Short task: Drop every picture, then transcribe the remaining data exactly.

Material:
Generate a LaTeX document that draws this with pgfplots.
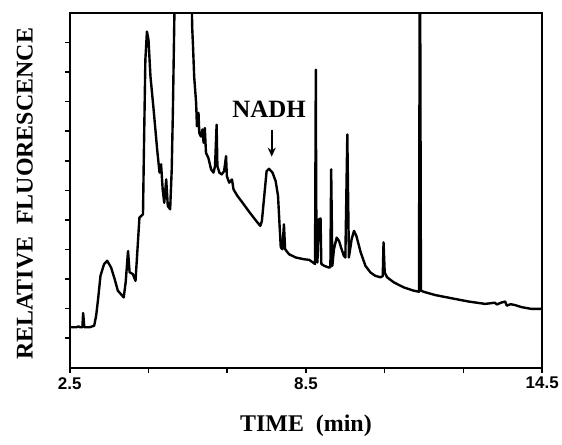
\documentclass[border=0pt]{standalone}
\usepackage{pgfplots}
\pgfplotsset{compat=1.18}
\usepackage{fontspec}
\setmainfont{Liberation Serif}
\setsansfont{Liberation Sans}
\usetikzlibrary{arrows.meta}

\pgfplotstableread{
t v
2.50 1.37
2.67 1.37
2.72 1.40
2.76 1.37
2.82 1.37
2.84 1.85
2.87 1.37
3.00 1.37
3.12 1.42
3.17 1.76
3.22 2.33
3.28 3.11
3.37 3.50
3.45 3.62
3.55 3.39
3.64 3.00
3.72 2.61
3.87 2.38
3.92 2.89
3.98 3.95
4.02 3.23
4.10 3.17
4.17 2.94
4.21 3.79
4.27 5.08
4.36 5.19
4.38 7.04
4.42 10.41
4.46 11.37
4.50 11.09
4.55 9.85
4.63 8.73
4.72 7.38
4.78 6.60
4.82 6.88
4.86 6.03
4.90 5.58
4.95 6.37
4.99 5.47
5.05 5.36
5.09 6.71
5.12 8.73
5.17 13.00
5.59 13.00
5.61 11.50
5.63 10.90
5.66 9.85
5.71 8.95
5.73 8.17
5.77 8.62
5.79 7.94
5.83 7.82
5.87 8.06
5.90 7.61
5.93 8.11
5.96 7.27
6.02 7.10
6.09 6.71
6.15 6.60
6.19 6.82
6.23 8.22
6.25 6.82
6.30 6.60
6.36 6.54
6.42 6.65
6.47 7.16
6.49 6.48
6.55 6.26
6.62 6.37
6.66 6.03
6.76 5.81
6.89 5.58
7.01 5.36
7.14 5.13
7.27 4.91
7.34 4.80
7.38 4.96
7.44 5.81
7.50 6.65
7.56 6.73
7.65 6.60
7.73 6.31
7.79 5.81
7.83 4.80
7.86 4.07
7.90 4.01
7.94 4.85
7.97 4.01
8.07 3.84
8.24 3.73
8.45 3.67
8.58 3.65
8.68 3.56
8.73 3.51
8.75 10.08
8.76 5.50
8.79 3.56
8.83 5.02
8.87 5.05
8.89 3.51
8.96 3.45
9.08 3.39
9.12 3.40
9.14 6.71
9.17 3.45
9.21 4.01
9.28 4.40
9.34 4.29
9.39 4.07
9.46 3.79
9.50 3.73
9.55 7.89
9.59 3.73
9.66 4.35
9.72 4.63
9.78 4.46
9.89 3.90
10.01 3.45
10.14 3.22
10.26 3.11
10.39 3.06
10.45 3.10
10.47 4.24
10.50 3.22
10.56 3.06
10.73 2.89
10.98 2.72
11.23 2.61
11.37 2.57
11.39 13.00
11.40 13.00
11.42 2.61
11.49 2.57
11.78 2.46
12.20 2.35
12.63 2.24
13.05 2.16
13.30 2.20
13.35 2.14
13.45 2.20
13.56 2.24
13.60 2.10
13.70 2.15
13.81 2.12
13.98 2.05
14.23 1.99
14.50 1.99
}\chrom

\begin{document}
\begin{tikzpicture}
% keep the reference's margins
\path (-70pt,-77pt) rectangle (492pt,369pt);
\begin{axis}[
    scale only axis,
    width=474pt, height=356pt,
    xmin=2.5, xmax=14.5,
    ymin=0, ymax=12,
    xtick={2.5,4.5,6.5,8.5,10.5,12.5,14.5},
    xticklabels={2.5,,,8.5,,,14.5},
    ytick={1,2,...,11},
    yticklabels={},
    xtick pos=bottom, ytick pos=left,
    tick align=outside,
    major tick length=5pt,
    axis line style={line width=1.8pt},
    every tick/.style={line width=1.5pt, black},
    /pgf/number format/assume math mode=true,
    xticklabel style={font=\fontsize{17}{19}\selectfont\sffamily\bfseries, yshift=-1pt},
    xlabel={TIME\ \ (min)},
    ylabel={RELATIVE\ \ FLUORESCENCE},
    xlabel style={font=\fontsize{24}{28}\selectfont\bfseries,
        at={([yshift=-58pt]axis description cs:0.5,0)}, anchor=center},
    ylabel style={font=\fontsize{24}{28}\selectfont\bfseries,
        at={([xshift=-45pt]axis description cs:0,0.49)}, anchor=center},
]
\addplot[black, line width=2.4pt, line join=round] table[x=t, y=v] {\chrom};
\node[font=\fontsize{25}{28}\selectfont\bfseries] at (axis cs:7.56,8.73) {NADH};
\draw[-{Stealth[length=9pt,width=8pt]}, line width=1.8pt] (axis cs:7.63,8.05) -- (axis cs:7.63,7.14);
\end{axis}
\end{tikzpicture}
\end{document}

Response:
Generate a LaTeX document that draws this with pgfplots.
\documentclass[border=0pt]{standalone}
\usepackage{pgfplots}
\pgfplotsset{compat=1.18}
\usepackage{fontspec}
\setmainfont{Liberation Serif}
\setsansfont{Liberation Sans}
\usetikzlibrary{arrows.meta}

\pgfplotstableread{
t v
2.50 1.37
2.67 1.37
2.72 1.40
2.76 1.37
2.82 1.37
2.84 1.85
2.87 1.37
3.00 1.37
3.12 1.42
3.17 1.76
3.22 2.33
3.28 3.11
3.37 3.50
3.45 3.62
3.55 3.39
3.64 3.00
3.72 2.61
3.87 2.38
3.92 2.89
3.98 3.95
4.02 3.23
4.10 3.17
4.17 2.94
4.21 3.79
4.27 5.08
4.36 5.19
4.38 7.04
4.42 10.41
4.46 11.37
4.50 11.09
4.55 9.85
4.63 8.73
4.72 7.38
4.78 6.60
4.82 6.88
4.86 6.03
4.90 5.58
4.95 6.37
4.99 5.47
5.05 5.36
5.09 6.71
5.12 8.73
5.17 13.00
5.59 13.00
5.61 11.50
5.63 10.90
5.66 9.85
5.71 8.95
5.73 8.17
5.77 8.62
5.79 7.94
5.83 7.82
5.87 8.06
5.90 7.61
5.93 8.11
5.96 7.27
6.02 7.10
6.09 6.71
6.15 6.60
6.19 6.82
6.23 8.22
6.25 6.82
6.30 6.60
6.36 6.54
6.42 6.65
6.47 7.16
6.49 6.48
6.55 6.26
6.62 6.37
6.66 6.03
6.76 5.81
6.89 5.58
7.01 5.36
7.14 5.13
7.27 4.91
7.34 4.80
7.38 4.96
7.44 5.81
7.50 6.65
7.56 6.73
7.65 6.60
7.73 6.31
7.79 5.81
7.83 4.80
7.86 4.07
7.90 4.01
7.94 4.85
7.97 4.01
8.07 3.84
8.24 3.73
8.45 3.67
8.58 3.65
8.68 3.56
8.73 3.51
8.75 10.08
8.76 5.50
8.79 3.56
8.83 5.02
8.87 5.05
8.89 3.51
8.96 3.45
9.08 3.39
9.12 3.40
9.14 6.71
9.17 3.45
9.21 4.01
9.28 4.40
9.34 4.29
9.39 4.07
9.46 3.79
9.50 3.73
9.55 7.89
9.59 3.73
9.66 4.35
9.72 4.63
9.78 4.46
9.89 3.90
10.01 3.45
10.14 3.22
10.26 3.11
10.39 3.06
10.45 3.10
10.47 4.24
10.50 3.22
10.56 3.06
10.73 2.89
10.98 2.72
11.23 2.61
11.37 2.57
11.39 13.00
11.40 13.00
11.42 2.61
11.49 2.57
11.78 2.46
12.20 2.35
12.63 2.24
13.05 2.16
13.30 2.20
13.35 2.14
13.45 2.20
13.56 2.24
13.60 2.10
13.70 2.15
13.81 2.12
13.98 2.05
14.23 1.99
14.50 1.99
}\chrom

\begin{document}
\begin{tikzpicture}
% keep the reference's margins
\path (-70pt,-77pt) rectangle (492pt,369pt);
\begin{axis}[
    scale only axis,
    width=474pt, height=356pt,
    xmin=2.5, xmax=14.5,
    ymin=0, ymax=12,
    xtick={2.5,4.5,6.5,8.5,10.5,12.5,14.5},
    xticklabels={2.5,,,8.5,,,14.5},
    ytick={1,2,...,11},
    yticklabels={},
    xtick pos=bottom, ytick pos=left,
    tick align=outside,
    major tick length=5pt,
    axis line style={line width=1.8pt},
    every tick/.style={line width=1.5pt, black},
    /pgf/number format/assume math mode=true,
    xticklabel style={font=\fontsize{17}{19}\selectfont\sffamily\bfseries, yshift=-1pt},
    xlabel={TIME\ \ (min)},
    ylabel={RELATIVE\ \ FLUORESCENCE},
    xlabel style={font=\fontsize{24}{28}\selectfont\bfseries,
        at={([yshift=-58pt]axis description cs:0.5,0)}, anchor=center},
    ylabel style={font=\fontsize{24}{28}\selectfont\bfseries,
        at={([xshift=-45pt]axis description cs:0,0.49)}, anchor=center},
]
\addplot[black, line width=2.4pt, line join=round] table[x=t, y=v] {\chrom};
\node[font=\fontsize{25}{28}\selectfont\bfseries] at (axis cs:7.56,8.73) {NADH};
\draw[-{Stealth[length=9pt,width=8pt]}, line width=1.8pt] (axis cs:7.63,8.05) -- (axis cs:7.63,7.14);
\end{axis}
\end{tikzpicture}
\end{document}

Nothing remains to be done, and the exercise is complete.